> REQUIRED WORK:
No pictures belong in the copy; return exactly the lines from the one with "What TikZ code" through the one with "(t2top) -- (t2bot);", both ends included, and nothing else.

> EXCERPTED RECORDS:

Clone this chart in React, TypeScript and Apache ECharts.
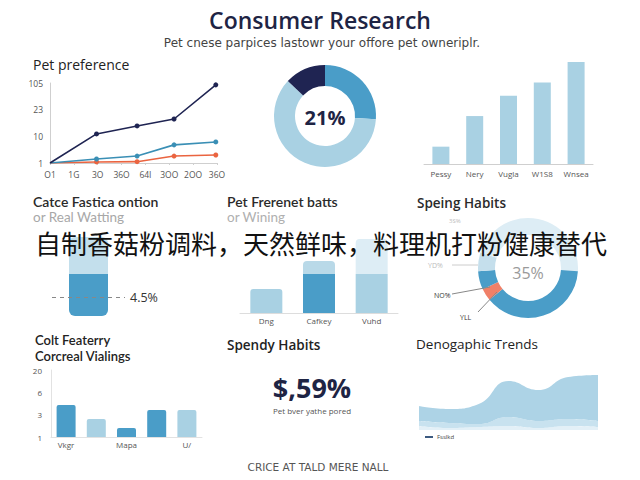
import React, { useEffect, useRef } from "react";
import * as echarts from "echarts";

// ---- data ----
const lineXLabels = ["O1", "1G", "3O", "36O", "64I", "3OO", "2OO", "36O"];
const lineYLabels = ["1", "10", "23", "105"];
const prefDark = [[0, 0], [1.95, 1.09], [3.65, 1.39], [5.2, 1.65], [6.95, 2.93]];
const prefTeal = [[0, 0], [1.95, 0.15], [3.65, 0.26], [5.2, 0.68], [6.95, 0.79]];
const prefOrange = [[0, 0], [1.95, 0.04], [3.65, 0.05], [5.2, 0.26], [6.95, 0.3]];

const shareValues = [26, 61, 13];
const shareLabel = "21%";

const topBarCats = ["Pessy", "Nery", "Vugla", "W1S8", "Wnsea"];
const topBarValues = [17, 47, 67, 80, 100];

const fastCats = ["A"];
const fastBase = [42];
const fastTop = [37];
const fastMark = 19;
const fastMarkLabel = "4.5%";

const traitCats = ["Dng", "Cafkey", "Vuhd"];
const traitBase = [24, 39, 39];
const traitTop = [0, 13, 35];

const habitValues = [26, 38, 4, 6, 6, 20];
const habitCenter = "35%";

const featCats = ["Vkgr", "", "Mapa", "", "U/"];
const featYLabels = ["1", "3", "6", "20"];
const featValues = [1.43, 0.81, 0.4, 1.21, 1.21];

const trendX = ["1", "2", "3", "4", "5", "6", "7"];
const trendLow = [4, 2, 3, 4, 2, 4, 3];
const trendMid = [5, 5, 3, 9, 7, 7, 6];
const trendHigh = [15, 14, 20, 36, 31, 42, 46];

// ---- colours ----
const NAVY = "#1f2452";
const MED = "#4a9dc8";
const LIGHT = "#a9d1e3";
const VLIGHT = "#ddedf5";
const ORANGE = "#ea6440";
const TEAL = "#3a8fb5";
const FONT = "'Open Sans', 'Noto Sans', sans-serif";
const WIDE = "'DejaVu Sans', sans-serif";
const TIGHT = "Lato, sans-serif";

function txt(text: string, x: number, y: number, size: number, opts: any = {}) {
  const align = opts.align || "left";
  return {
    type: "text",
    x,
    y,
    z: opts.z || 10,
    style: {
      text,
      fontSize: size,
      fontWeight: opts.weight || "normal",
      fontFamily: opts.family || FONT,
      fill: opts.color || "#222",
      align,
      textAlign: align,
      verticalAlign: "middle",
      textVerticalAlign: "middle",
    },
  };
}

function ln(x1: number, y1: number, x2: number, y2: number, color = "#999") {
  return { type: "line", shape: { x1, y1, x2, y2 }, style: { stroke: color, lineWidth: 1 }, z: 10 };
}

export default function App() {
  const ref = useRef<HTMLDivElement>(null);
  useEffect(() => {
    if (!ref.current) return;
    const chart = echarts.init(ref.current, null, { renderer: "svg" });
    const axisGray = { lineStyle: { color: "#cfcfcf" } };
    const lblStyle = { color: "#555", fontSize: 8, fontFamily: FONT };

    const option: any = {
      animation: false,
      backgroundColor: "#ffffff",
      textStyle: { fontFamily: FONT },
      grid: [
        { left: 50, top: 83, width: 167, height: 80 },
        { left: 424, top: 62, width: 169, height: 102 },
        { left: 52, top: 237, width: 73, height: 79 },
        { left: 240, top: 239, width: 158, height: 74 },
        { left: 51, top: 370, width: 151, height: 67 },
        { left: 419, top: 370, width: 179, height: 60 },
      ],
      xAxis: [
        {
          gridIndex: 0, type: "value", min: 0, max: 7, interval: 1,
          axisLine: { show: true, ...axisGray }, axisTick: { show: true, length: 2, ...axisGray },
          splitLine: { show: false },
          axisLabel: { ...lblStyle, fontSize: 8.5, margin: 7, formatter: (v: number) => lineXLabels[v] ?? "" },
        },
        {
          gridIndex: 1, type: "category", data: topBarCats,
          axisLine: { show: true, ...axisGray }, axisTick: { show: false },
          axisLabel: { ...lblStyle, margin: 5, interval: 0 },
        },
        {
          gridIndex: 2, type: "category", data: fastCats, show: false,
        },
        {
          gridIndex: 3, type: "category", data: traitCats,
          axisLine: { show: true, lineStyle: { color: "#dddddd" } }, axisTick: { show: false },
          axisLabel: { ...lblStyle, margin: 3, interval: 0 },
        },
        {
          gridIndex: 4, type: "category", data: featCats,
          axisLine: { show: true, lineStyle: { color: "#e2e2e2" } }, axisTick: { show: false },
          axisLabel: { ...lblStyle, margin: 3, interval: 0 },
        },
        {
          gridIndex: 5, type: "category", data: trendX, boundaryGap: false, show: false,
        },
      ],
      yAxis: [
        {
          gridIndex: 0, type: "value", min: 0, max: 3, interval: 1,
          axisLine: { show: true, ...axisGray }, axisTick: { show: false },
          splitLine: { show: false },
          axisLabel: { ...lblStyle, fontSize: 8.5, margin: 7, formatter: (v: number) => lineYLabels[v] ?? "" },
        },
        { gridIndex: 1, type: "value", min: 0, max: 100, show: false },
        { gridIndex: 2, type: "value", min: 0, max: 79, show: false },
        { gridIndex: 3, type: "value", min: 0, max: 74, show: false },
        {
          gridIndex: 4, type: "value", min: 0, max: 3, interval: 1,
          axisLine: { show: true, lineStyle: { color: "#e2e2e2" } }, axisTick: { show: false },
          splitLine: { show: false },
          axisLabel: { ...lblStyle, margin: 9, formatter: (v: number) => featYLabels[v] ?? "" },
        },
        { gridIndex: 5, type: "value", min: 0, max: 60, show: false },
      ],
      series: [
        // line chart
        ...[
          [prefOrange, ORANGE],
          [prefTeal, TEAL],
          [prefDark, NAVY],
        ].map(([d, c]: any) => ({
          type: "line", xAxisIndex: 0, yAxisIndex: 0, silent: true,
          symbol: "circle", symbolSize: 5,
          lineStyle: { color: c, width: 1.6 }, itemStyle: { color: c },
          data: d.map((p: number[], i: number) => (i === 0 ? { value: p, symbolSize: 0 } : p)),
        })),
        // donut 1
        {
          type: "pie", center: [325, 116], radius: [30, 51], startAngle: 90, silent: true,
          label: { show: false }, labelLine: { show: false },
          data: shareValues.map((v, i) => ({ value: v, itemStyle: { color: [MED, LIGHT, NAVY][i] } })),
        },
        // bar chart top right
        {
          type: "bar", xAxisIndex: 1, yAxisIndex: 1, barWidth: 17, silent: true,
          itemStyle: { color: LIGHT }, data: topBarValues,
        },
        // single stacked bar
        {
          type: "bar", xAxisIndex: 2, yAxisIndex: 2, stack: "f", barWidth: 39, silent: true,
          itemStyle: { color: MED, borderRadius: [0, 0, 6, 6] }, data: fastBase,
          markLine: {
            silent: true, symbol: "none",
            lineStyle: { color: "#888", type: [4, 4], width: 1 },
            label: { show: true, position: "end", formatter: fastMarkLabel, color: "#333", fontSize: 12.5, distance: 5 },
            data: [{ yAxis: fastMark }],
          },
        },
        {
          type: "bar", xAxisIndex: 2, yAxisIndex: 2, stack: "f", barWidth: 39, silent: true,
          itemStyle: { color: "#c3dfec", borderRadius: [6, 6, 0, 0] }, data: fastTop,
        },
        // stacked trait bars
        {
          type: "bar", xAxisIndex: 3, yAxisIndex: 3, stack: "t", barWidth: 32, silent: true,
          data: traitBase.map((v, i) => ({
            value: v,
            itemStyle: { color: [LIGHT, MED, LIGHT][i], borderRadius: i === 0 ? [3, 3, 0, 0] : 0 },
          })),
        },
        {
          type: "bar", xAxisIndex: 3, yAxisIndex: 3, stack: "t", barWidth: 32, silent: true,
          data: traitTop.map((v, i) => ({
            value: v,
            itemStyle: { color: [LIGHT, "#b9d9e8", VLIGHT][i], borderRadius: [4, 4, 0, 0] },
          })),
        },
        // donut 2
        {
          type: "pie", center: [528, 268], radius: [33, 50], startAngle: 90, silent: true,
          label: { show: false }, labelLine: { show: false },
          data: habitValues.map((v, i) => ({
            value: v,
            itemStyle: { color: [VLIGHT, MED, "#f08068", MED, "#c5dfec", VLIGHT][i] },
          })),
        },
        // feature bars
        {
          type: "bar", xAxisIndex: 4, yAxisIndex: 4, barWidth: 19, silent: true,
          data: featValues.map((v, i) => ({
            value: v,
            itemStyle: { color: [MED, LIGHT, MED, MED, LIGHT][i], borderRadius: [2, 2, 0, 0] },
          })),
        },
        // demographic areas
        ...[
          [trendLow, "#e3f0f7"],
          [trendMid, "#c8e2ef"],
          [trendHigh, "#add3e6"],
        ].map(([d, c]: any) => ({
          type: "line", xAxisIndex: 5, yAxisIndex: 5, stack: "a", smooth: true, silent: true,
          symbol: "none", lineStyle: { width: 0 }, areaStyle: { color: c, opacity: 1 },
          data: d,
        })),
      ],
      graphic: [
        txt("Consumer Research", 320, 20, 23, { align: "center", weight: 600, color: "#1e2444" }),
        txt("Pet cnese parpices lastowr your offore pet owneriplr.", 322, 43, 12, { align: "center", color: "#444", family: WIDE }),
        txt("Pet preference", 33, 64, 14, { weight: 500, color: "#222" }),
        txt(shareLabel, 325, 117, 20, { align: "center", weight: "bold", color: "#1e2444" }),
        txt("Catce Fastica ontion", 33, 201, 14, { weight: 600, color: "#2a2a2a", family: TIGHT }),
        txt("or Real Watting", 33, 217, 13.5, { color: "#a8a8a8", family: TIGHT }),
        txt("Pet Frerenet batts", 227, 201, 14, { weight: 600, color: "#2a2a2a", family: TIGHT }),
        txt("or Wining", 227, 217, 13.5, { color: "#b0b0b0", family: TIGHT }),
        txt("Speing Habits", 417, 203, 13.5, { weight: 600, color: "#2a2a2a" }),
        txt(habitCenter, 528, 273, 16, { align: "center", color: "#9a9a9a" }),
        txt("3S%", 449, 221, 6, { color: "#bbb" }),
        ln(452, 265, 478, 265, "#ccc"),
        txt("YD%", 428, 265, 7, { color: "#bbb" }),
        ln(452, 294, 490, 287, "#888"),
        txt("NO%", 434, 295, 7, { color: "#333" }),
        ln(478, 312, 497, 292, "#888"),
        txt("YLL", 460, 317, 7, { color: "#333" }),
        txt("Colt Featerry", 35, 340, 13, { weight: 600, color: "#222", family: TIGHT }),
        txt("Corcreal Vialings", 35, 356, 13, { weight: 600, color: "#222", family: TIGHT }),
        txt("Spendy Habits", 227, 345, 13.5, { weight: 600, color: "#222" }),
        txt("$,59%", 312, 387, 27, { align: "center", weight: "bold", color: "#1e2444" }),
        txt("Pet bver yathe pored", 312, 410, 8, { align: "center", color: "#555" }),
        txt("CRICE AT TALD MERE NALL", 318, 467, 10.5, { align: "center", color: "#555", family: WIDE }),
        txt("Denogaphic Trends", 416, 344, 13.5, { weight: 500, color: "#222" }),
        { type: "line", shape: { x1: 425, y1: 437, x2: 433, y2: 437 }, style: { stroke: "#3d5a80", lineWidth: 2 }, z: 10 },
        txt("Fsslkd", 437, 437, 6, { color: "#444" }),
        txt("自制香菇粉调料，天然鲜味，料理机打粉健康替代", 321, 242, 26, {
          align: "center", color: "#111", family: "'Noto Sans CJK SC', sans-serif", z: 100,
        }),
      ],
    };
    chart.setOption(option);
    return () => chart.dispose();
  }, []);
  return (
    <div
      ref={ref}
      style={{ position: "fixed", left: 0, top: 0, width: 640, height: 480, background: "#fff" }}
    />
  );
}
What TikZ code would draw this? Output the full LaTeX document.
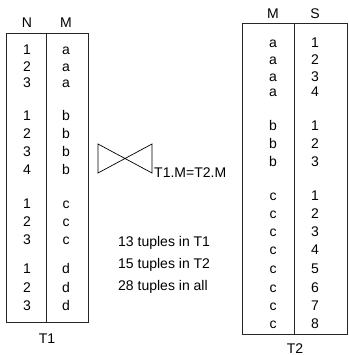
\documentclass[tikz,border=0pt]{standalone}
\usepackage{fontspec}
\setmainfont{Liberation Sans}
\usetikzlibrary{positioning}

\begin{document}
\begin{tikzpicture}[x=1pt,y=-1pt,
  cell/.style={inner sep=0pt,text height=10pt,text depth=0pt,font=\fontsize{14}{16}\selectfont},
  rule/.style={line width=0.8pt,draw=black!85}]
\useasboundingbox (0,0) rectangle (348,355);

%Corners of the two tables
\coordinate (t1tl) at (6,33);
\coordinate (t1br) at (88,322);
\coordinate (t1top) at (46,33);
\coordinate (t1bot) at (46,322);
\coordinate (t2tl) at (242,23);
\coordinate (t2br) at (347,334);
\coordinate (t2top) at (294,23);
\coordinate (t2bot) at (294,334);

%Draw the tables
\draw[rule] (t1tl) rectangle (t1br);
\draw[rule] (t1top) -- (t1bot);
\draw[rule] (t2tl) rectangle (t2br);
\draw[rule] (t2top) -- (t2bot);

%Headers and names
\node[cell] (t1hn) at (27,23) {N};
\node[cell] (t1hm) at (66,23) {M};
\node[cell] (t2hm) at (273,14) {M};
\node[cell] (t2hs) at (315,14) {S};
\node[cell] (t1name) at (47,338) {T1};
\node[cell] (t2name) at (295,348) {T2};

%Rows of T1
\foreach \y/\n/\m [count=\i] in {50/1/a,67/2/a,83/3/a,
    116/1/b,134/2/b,152/3/b,170/4/b,
    203/1/c,221/2/c,239/3/c,
    268/1/d,287/2/d,305/3/d}
{
  \node[cell] (t1n\i) at (27,\y) {\n};
  \node[cell] (t1m\i) at (66,\y) {\m};
}

%Rows of T2
\foreach \y/\m/\s [count=\i] in {43/a/1,60/a/2,77/a/3,92/a/4,
    126/b/1,144/b/2,162/b/3,
    195/c/1,213/c/2,231/c/3,249/c/4,268/c/5,287/c/6,305/c/7,323/c/8}
{
  \node[cell] (t2m\i) at (273,\y) {\m};
  \node[cell] (t2s\i) at (315,\y) {\s};
}

%Join symbol
\coordinate (bwA) at (98,144);
\coordinate (bwB) at (152,173);
\coordinate (bwC) at (152,144);
\coordinate (bwD) at (98,173);
\draw[line width=0.7pt] (bwA) -- (bwB) -- (bwC) -- (bwD) -- cycle;
\node[cell,anchor=base west] (cond) at (154,178) {T1.M=T2.M};

%Counts
\node[cell,anchor=west] (cnt1) at (118,241) {13 tuples in T1};
\node[cell,anchor=west] (cnt2) at (118,263) {15 tuples in T2};
\node[cell,anchor=west] (cnt3) at (118,285) {28 tuples in all};
\end{tikzpicture}
\end{document}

> RESULT OF THE EXERCISE:
What TikZ code would draw this? Output the full LaTeX document.
\documentclass[tikz,border=0pt]{standalone}
\usepackage{fontspec}
\setmainfont{Liberation Sans}
\usetikzlibrary{positioning}

\begin{document}
\begin{tikzpicture}[x=1pt,y=-1pt,
  cell/.style={inner sep=0pt,text height=10pt,text depth=0pt,font=\fontsize{14}{16}\selectfont},
  rule/.style={line width=0.8pt,draw=black!85}]
\useasboundingbox (0,0) rectangle (348,355);

%Corners of the two tables
\coordinate (t1tl) at (6,33);
\coordinate (t1br) at (88,322);
\coordinate (t1top) at (46,33);
\coordinate (t1bot) at (46,322);
\coordinate (t2tl) at (242,23);
\coordinate (t2br) at (347,334);
\coordinate (t2top) at (294,23);
\coordinate (t2bot) at (294,334);

%Draw the tables
\draw[rule] (t1tl) rectangle (t1br);
\draw[rule] (t1top) -- (t1bot);
\draw[rule] (t2tl) rectangle (t2br);
\draw[rule] (t2top) -- (t2bot);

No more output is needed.